Given exercise: Set down the data below from its first line to the line holding "fit_x = [0, 10]", inclusive; omit all pictures.

## start

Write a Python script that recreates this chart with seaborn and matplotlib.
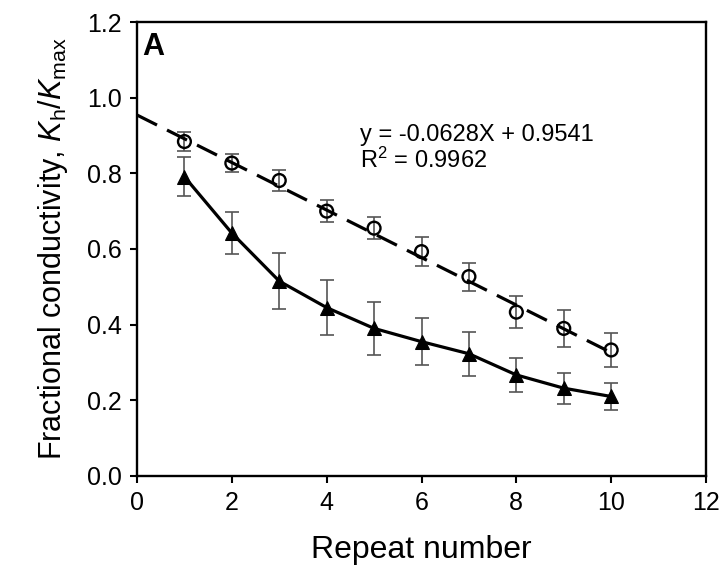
import seaborn as sns
import numpy as np
import matplotlib.pyplot as plt
import pandas as pd

# repeat number
repeats = [1, 2, 3, 4, 5, 6, 7, 8, 9, 10]
# open circles (dashed regression)
circle_mean = [0.884, 0.827, 0.781, 0.700, 0.655, 0.593, 0.527, 0.433, 0.390, 0.333]
circle_err = [0.025, 0.023, 0.027, 0.029, 0.029, 0.039, 0.037, 0.043, 0.049, 0.044]
# filled triangles (solid line)
tri_mean = [0.791, 0.642, 0.515, 0.445, 0.390, 0.355, 0.323, 0.267, 0.232, 0.210]
tri_err = [0.052, 0.056, 0.074, 0.073, 0.070, 0.063, 0.058, 0.046, 0.041, 0.036]
# fitted line
slope = -0.0628
intercept = 0.9541
fit_x = [0, 10]

sns.set_style("ticks")
plt.rcParams['font.family'] = ['Liberation Sans', 'DejaVu Sans']
plt.rcParams['mathtext.fontset'] = 'custom'
plt.rcParams['mathtext.rm'] = 'Liberation Sans'
plt.rcParams['mathtext.it'] = 'Liberation Sans:italic'
plt.rcParams['text.color'] = 'black'
plt.rcParams['axes.labelcolor'] = 'black'
plt.rcParams['xtick.color'] = 'black'
plt.rcParams['ytick.color'] = 'black'

df = pd.DataFrame({'x': repeats, 'circ': circle_mean, 'tri': tri_mean})
fit = pd.DataFrame({'x': fit_x, 'y': [slope * v + intercept for v in fit_x]})

fig = plt.figure(figsize=(7.23, 5.79), dpi=100)
ax = fig.add_axes([0.1895, 0.178, 0.787, 0.784])

# error bars first
ax.errorbar(repeats, tri_mean, yerr=tri_err, fmt='none', ecolor='#555555',
            elinewidth=1.2, capsize=5, capthick=1.2, zorder=1)
ax.errorbar(repeats, circle_mean, yerr=circle_err, fmt='none', ecolor='#555555',
            elinewidth=1.2, capsize=5, capthick=1.2, zorder=1)

sns.lineplot(data=fit, x='x', y='y', color='black', lw=2.3, ax=ax,
             dashes=False, zorder=2).lines[-1].set_dashes((7, 3.5))
sns.lineplot(data=df, x='x', y='tri', color='black', lw=2.3, marker='^',
             markersize=9.5, markeredgecolor='black', ax=ax, zorder=3)
ax.scatter(df['x'], df['circ'], s=85, facecolors='none', edgecolors='black',
           linewidths=1.7, zorder=4)

ax.set_xlim(0, 12)
ax.set_ylim(0, 1.2)
ax.set_xticks(np.arange(0, 13, 2))
ax.set_yticks(np.arange(0, 1.21, 0.2))
ax.set_yticklabels([f"{v:.1f}" for v in np.arange(0, 1.21, 0.2)])
ax.tick_params(axis='both', labelsize=18, length=5, width=1.5, direction='out',
               pad=6, top=False, right=False, colors='black')
for s in ax.spines.values():
    s.set_linewidth(1.7)
    s.set_color('black')

ax.set_xlabel("Repeat number", fontsize=23, labelpad=14)
ax.set_ylabel(r"Fractional conductivity, $K_{\mathrm{h}}/K_{\mathrm{max}}$",
              fontsize=22, labelpad=12)

ax.text(0.01, 0.978, "A", transform=ax.transAxes, fontsize=22,
        fontweight='bold', va='top', ha='left')
ax.text(4.7, 0.8, "y = -0.0628X + 0.9541\nR$^2$ = 0.9962", fontsize=17,
        va='bottom', ha='left', linespacing=1.12)

fig.savefig('out.png', dpi=100)
plt.close()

## end

Answer to the exercise:
Write a Python script that recreates this chart with seaborn and matplotlib.
import seaborn as sns
import numpy as np
import matplotlib.pyplot as plt
import pandas as pd

# repeat number
repeats = [1, 2, 3, 4, 5, 6, 7, 8, 9, 10]
# open circles (dashed regression)
circle_mean = [0.884, 0.827, 0.781, 0.700, 0.655, 0.593, 0.527, 0.433, 0.390, 0.333]
circle_err = [0.025, 0.023, 0.027, 0.029, 0.029, 0.039, 0.037, 0.043, 0.049, 0.044]
# filled triangles (solid line)
tri_mean = [0.791, 0.642, 0.515, 0.445, 0.390, 0.355, 0.323, 0.267, 0.232, 0.210]
tri_err = [0.052, 0.056, 0.074, 0.073, 0.070, 0.063, 0.058, 0.046, 0.041, 0.036]
# fitted line
slope = -0.0628
intercept = 0.9541
fit_x = [0, 10]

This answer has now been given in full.